On Gratitude – Quotes for Thanksgiving
I find that people often come to this site as a result of searching for quotations for certain themes. With Thanksgiving approaching, here are some quotes about thankfulness and gratitude.
Additionally, see this link to UC-Berkeley’s Greater Good stories on gratitude.
In daily life, we must see that it not happiness that makes us grateful but gratefulness that makes us happy. – Unknown
We discovered that the more mature prayers of thanksgiving are not those offered for the obvious blessing but those spoken in gratitude for obstacles overcome, through insights gained, for lessons learned, for increased humility, for help received in time of need, for strength to persevere, for opportunities to serve others. Some of the most heartfelt prayers in my own life have come to me at moments when God enabled me to be of assistance to someone else or to endure some hardship to his glory. — Fleming Rutledge, The Bible and The New York Times, p. 23
There are dozens of such moments every day. Moments when you stand—as it were—at a spiritual crossroads, with two ways lying before you.

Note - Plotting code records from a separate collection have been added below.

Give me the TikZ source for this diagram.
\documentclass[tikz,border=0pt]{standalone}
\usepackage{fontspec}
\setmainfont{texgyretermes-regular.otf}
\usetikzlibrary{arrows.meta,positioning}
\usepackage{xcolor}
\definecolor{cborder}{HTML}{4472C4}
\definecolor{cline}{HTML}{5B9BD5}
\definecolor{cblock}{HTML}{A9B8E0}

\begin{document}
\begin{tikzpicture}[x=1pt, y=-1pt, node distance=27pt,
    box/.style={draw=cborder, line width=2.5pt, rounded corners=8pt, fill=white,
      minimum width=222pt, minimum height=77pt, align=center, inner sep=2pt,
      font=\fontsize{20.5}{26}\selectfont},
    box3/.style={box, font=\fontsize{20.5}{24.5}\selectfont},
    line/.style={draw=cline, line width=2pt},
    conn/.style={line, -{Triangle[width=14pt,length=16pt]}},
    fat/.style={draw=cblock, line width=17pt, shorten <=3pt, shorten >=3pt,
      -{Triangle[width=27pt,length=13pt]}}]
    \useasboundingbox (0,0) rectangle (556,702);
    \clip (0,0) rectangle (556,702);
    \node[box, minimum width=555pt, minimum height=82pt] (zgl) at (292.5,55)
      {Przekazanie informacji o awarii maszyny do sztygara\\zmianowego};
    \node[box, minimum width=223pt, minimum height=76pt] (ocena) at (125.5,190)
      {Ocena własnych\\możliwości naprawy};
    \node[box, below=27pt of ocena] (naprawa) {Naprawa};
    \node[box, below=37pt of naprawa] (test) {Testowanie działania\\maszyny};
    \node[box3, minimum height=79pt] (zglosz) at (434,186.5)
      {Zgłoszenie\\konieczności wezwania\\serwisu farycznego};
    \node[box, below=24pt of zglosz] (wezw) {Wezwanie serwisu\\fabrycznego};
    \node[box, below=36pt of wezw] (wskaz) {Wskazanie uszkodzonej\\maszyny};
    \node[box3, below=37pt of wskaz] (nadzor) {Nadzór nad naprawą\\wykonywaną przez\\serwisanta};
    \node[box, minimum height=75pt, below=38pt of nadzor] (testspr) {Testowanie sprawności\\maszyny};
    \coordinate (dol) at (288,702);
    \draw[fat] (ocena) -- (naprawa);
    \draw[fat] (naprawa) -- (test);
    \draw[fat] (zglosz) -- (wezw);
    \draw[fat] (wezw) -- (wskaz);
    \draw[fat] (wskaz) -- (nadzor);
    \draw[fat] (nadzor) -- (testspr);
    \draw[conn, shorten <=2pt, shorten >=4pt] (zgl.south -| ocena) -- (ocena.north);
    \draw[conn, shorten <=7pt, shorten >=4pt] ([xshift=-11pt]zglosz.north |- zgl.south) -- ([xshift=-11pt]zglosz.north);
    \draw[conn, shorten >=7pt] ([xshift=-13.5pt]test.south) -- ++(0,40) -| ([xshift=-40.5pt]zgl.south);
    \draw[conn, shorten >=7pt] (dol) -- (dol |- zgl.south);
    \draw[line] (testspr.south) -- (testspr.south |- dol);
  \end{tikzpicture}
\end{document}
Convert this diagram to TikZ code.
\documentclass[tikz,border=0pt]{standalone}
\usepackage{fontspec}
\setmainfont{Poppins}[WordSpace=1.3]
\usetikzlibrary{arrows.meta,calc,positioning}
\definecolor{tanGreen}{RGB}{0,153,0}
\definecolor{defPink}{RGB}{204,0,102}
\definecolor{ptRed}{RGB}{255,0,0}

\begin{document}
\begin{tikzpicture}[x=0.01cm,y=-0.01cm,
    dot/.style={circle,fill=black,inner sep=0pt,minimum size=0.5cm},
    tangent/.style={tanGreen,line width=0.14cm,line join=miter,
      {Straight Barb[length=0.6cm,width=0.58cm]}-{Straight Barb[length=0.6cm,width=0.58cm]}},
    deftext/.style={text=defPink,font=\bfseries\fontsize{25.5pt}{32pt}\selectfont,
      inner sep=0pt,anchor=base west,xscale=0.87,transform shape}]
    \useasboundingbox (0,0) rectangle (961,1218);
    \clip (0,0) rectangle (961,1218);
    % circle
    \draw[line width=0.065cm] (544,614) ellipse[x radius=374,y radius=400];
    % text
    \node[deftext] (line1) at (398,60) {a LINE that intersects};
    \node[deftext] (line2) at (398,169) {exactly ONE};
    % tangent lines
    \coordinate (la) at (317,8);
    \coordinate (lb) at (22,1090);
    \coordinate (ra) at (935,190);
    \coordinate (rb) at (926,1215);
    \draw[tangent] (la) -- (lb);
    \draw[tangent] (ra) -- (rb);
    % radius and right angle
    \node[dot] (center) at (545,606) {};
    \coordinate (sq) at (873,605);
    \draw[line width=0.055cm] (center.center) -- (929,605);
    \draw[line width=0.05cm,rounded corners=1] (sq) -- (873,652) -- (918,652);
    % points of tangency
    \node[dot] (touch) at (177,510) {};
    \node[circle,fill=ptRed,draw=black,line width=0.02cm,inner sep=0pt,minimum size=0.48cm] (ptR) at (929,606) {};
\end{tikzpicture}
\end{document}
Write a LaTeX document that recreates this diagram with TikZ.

Such moments are typically called “moments of decision.” It does not matter what the frame or content of each particular decision is. It all devolves, in the end, into just two roads before you, every time. The one will lead to less gratitude, less kindness, less forgiveness, less honesty, or less love in the world. The other will lead to more gratitude, more kindness, more forgiveness, more honesty, or more love in the world. Your mission, each moment, is to seek to choose the later spiritual road, rather than the former, every time. — Richard Bolles, How to Find Your Mission in Life, p. 38 ff.
These young people are profoundly unhappy because they have lost a sense of gratitude. They can speak only of rights. Health is a right and sickness a frustration of this right. Healing, so quick now thanks to our antibiotics, is no longer a gift from God. Happiness is a right. Since no one achieves it, despite all our modern conveniences, everyone is the victim of a frustration complex. No gift can bring joy to the one who has a right to everything. — Paul Tournier, The Meaning of Gifts, p. 32
The universal quest for gifts is nothing other than a seeking after God, by whatever name we may call him. For only the One who has made all things and who owns all things can give them without asking anything in return except our gratitude. –Tournier, The Meaning of Gifts, p. 58
Praise is prayer speech that is endlessly surprised about the character god and endlessly grateful for life in the world that God makes possible. Praise, beyond the specifics of thanksgiving, is not a concrete response to blessing but is a more elemental awareness that the overriding reality in our life—the reality of God—is a reality beyond our expectation, merit, or imagination. Praise is a glad statement of “disbelief,” an acknowledgment that there is more to the reality of Yahweh than we dared to hope and more than we could have imagined. — Walter Brueggemann, The Psalms & The Life of Faith, p. 50 ff.